Rule-proving exceptions

In searching for some Bomp Chicka Wow Wow, pubes and moustaches, and inappropriate partners, I happened on a mother, as it were, lode.

There’s a movie in Gamelink’s library called “Deep Sleep” and it’s about a guy who can’t get it up so he goes to a doctor who helps him out. I watched it because it features Jamie Gillis, who was one of the porn world’s great free-thinking freaks.

The problem is that the movie that plays when you click “Deep Sleep” doesn’t appear to be “Deep Sleep.” Instead it features a mother and dad leaving their oversexed third-grader alone for the night with mom’s BDSM diaries. We watch flashbacks of mom’s fetish escapades and then watch the daughter realizing fantasies of her own, including hooking up with dad. There are no credits at either end and at times the audio is for a different movie.

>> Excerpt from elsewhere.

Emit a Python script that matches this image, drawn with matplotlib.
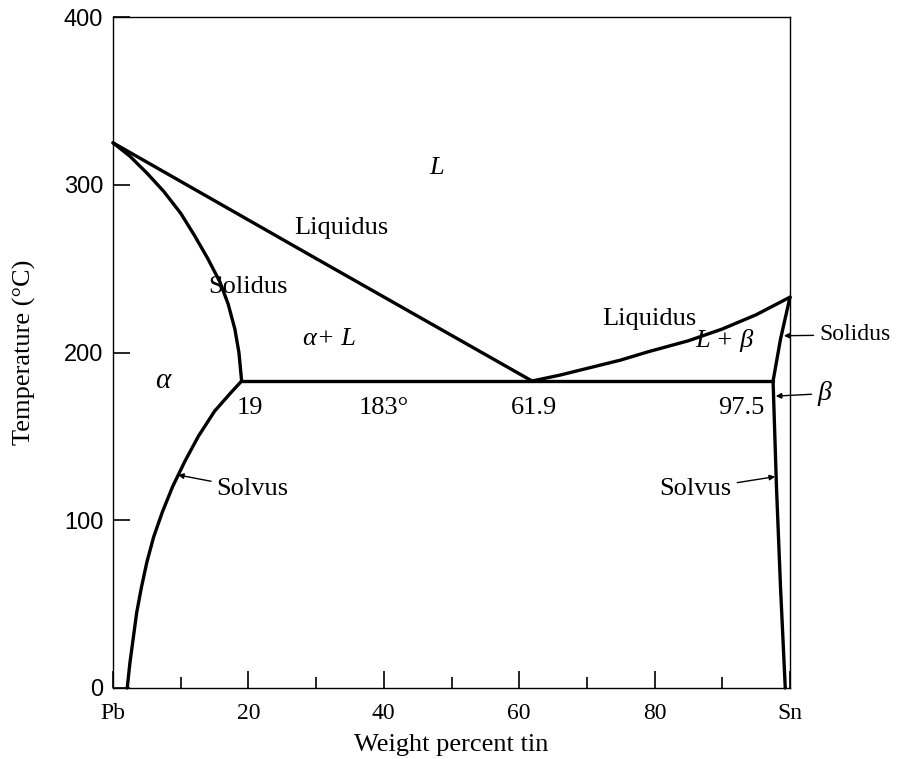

UPDATE, 2021: A reader asks if I ever found out what the real movie was that plays when one clicks on “Deep Sleep” on sites like Gamelink and AdultDVDEmpire (which both seem to be using the same library and naming convention for the movie title: “Deep Sl–p,” perhaps because that word suggests a consent violation). I do not know, but now am intrigued and will try to find out.

Deep Sleep

But there is questionable fuzz pedal music, inappropriate partners, lots of hair, and a general sense of an all-too-porny “what the fuck?” production aesthetic. It made me happy. I look forward to finding out what the movie actually is.

But I’m not going to show it at movie night.